Wellesley’s Paula Lee has self-published a comic novel called How to be a Homeless Frenchman that includes a couple of chapters about our town in addition to a story that involves everything from Nazis to a lion tamer to the Blues. Copies of the book will be sold at Wellesley Books starting this month, and according to Lee, the book has already been circulating through a few book groups.
Lee, a faculty fellow at the Cummings School of Veterinary Medicine at Tufts, says the book is based on the real-life adventures of her brother-in-law, who lived for 20 years as a happy street musician in Boston. She says: “The events related are true, though the timeline has been condensed. His Senegalese grandfather really was a lion tamer, his French grandfather was awarded the Legion of Honor (Legion d’honneur) for his work as a leader of the Resistance, and his mother died of paranoid schizophrenia, having lost her sanity in the Dresden bombings.”
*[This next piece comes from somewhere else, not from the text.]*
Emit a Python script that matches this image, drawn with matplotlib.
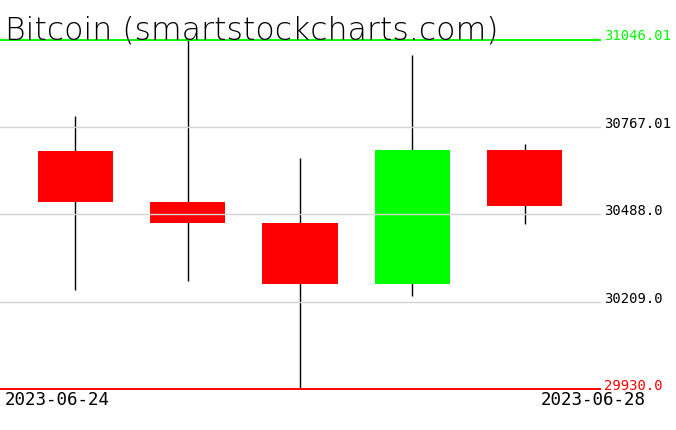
import numpy as np
import matplotlib
matplotlib.use('Agg')
import matplotlib.pyplot as plt

# daily candles
dates = ['2023-06-24', '2023-06-25', '2023-06-26', '2023-06-27', '2023-06-28']
opens = [30690.0, 30526.0, 30461.0, 30266.0, 30693.0]
closes = [30526.0, 30461.0, 30266.0, 30693.0, 30515.0]
highs = [30803.0, 31046.01, 30668.0, 30997.5, 30712.0]
lows = [30247.0, 30276.0, 29930.0, 30226.0, 30458.0]
y_tick_labels = ['29930.0', '30209.0', '30488.0', '30767.01', '31046.01']

W, H = 676, 431
fig = plt.figure(figsize=(W / 100, H / 100), dpi=100)
ax = fig.add_axes([0, 1 - 390 / H, 600 / W, (390 - 40.5) / H])

x = np.arange(len(dates))
o = np.array(opens)
c = np.array(closes)
colors = ['#00ff00' if cc > oo else '#ff0000' for oo, cc in zip(o, c)]

# wicks first, bodies on top
ax.vlines(x, lows, highs, color='black', linewidth=1.0, zorder=1)
ax.bar(x, np.abs(c - o), bottom=np.minimum(o, c), width=0.667,
       color=colors, linewidth=0, zorder=2)

ymin, ymax = min(lows), max(highs)
ax.set_xlim(-0.667, len(dates) - 1 + 0.667)
ax.set_ylim(ymin, ymax)
ax.axis('off')

ticks = np.linspace(ymin, ymax, len(y_tick_labels))
for i, (t, lab) in enumerate(zip(ticks, y_tick_labels)):
    if i == 0:
        col, lw = '#ff0000', 1.4
    elif i == len(ticks) - 1:
        col, lw = '#00ff00', 1.4
    else:
        col, lw = '#d3d3d3', 1.0
    ax.axhline(t, color=col, linewidth=lw, zorder=3, clip_on=False)
    # label sits on the line, right of the plot area
    ax.text(604 / 600, t, lab, transform=ax.get_yaxis_transform(),
            ha='left', va='baseline', fontsize=10, color=col if i in (0, len(ticks) - 1) else 'black',
            family='DejaVu Sans Mono')

# first and last date under the chart
fig.text(5 / W, 1 - 405.5 / H, dates[0], ha='left', va='baseline',
         fontsize=12.6, family='DejaVu Sans Mono')
fig.text(646 / W, 1 - 405.5 / H, dates[-1], ha='right', va='baseline',
         fontsize=12.6, family='DejaVu Sans Mono')

fig.text(5 / W, 1 - 39 / H, 'Bitcoin (smartstockcharts.com)', ha='left',
         va='baseline', fontsize=22.7, fontweight='light', color='black',
         family='DejaVu Sans')

fig.savefig('out.png', dpi=100, facecolor='white')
Lee worked on the book for four years while juggling plenty of other activities, including the publishing of a few academic books.
As for the Wellesley angle in the book, Lee says: “Right after [the Frenchman] arrives in the US, speaking very little English, he gets invited to live with a gorgeous college girl who, it turns out, lives in a giant house in Wellesley. He has no idea why she asks him — a total stranger — to live with her, but he accepts, as it is better than a dorm, and it’s free. He finds himself amazed by life in the suburbs, and ends up nude sunbathing with Swedish nannies and doing battle with a raccoon.”
Yup, sounds like Wellesley!
Lee, an historian specializing in modern France and the US, describes the book’s style as being as if Paolo Coelo’s The Alchemist were retold by David Sedaris. “I draw on my experiences living in France and as a New England native, using humor to illuminate the quirks of both cultures,” she says.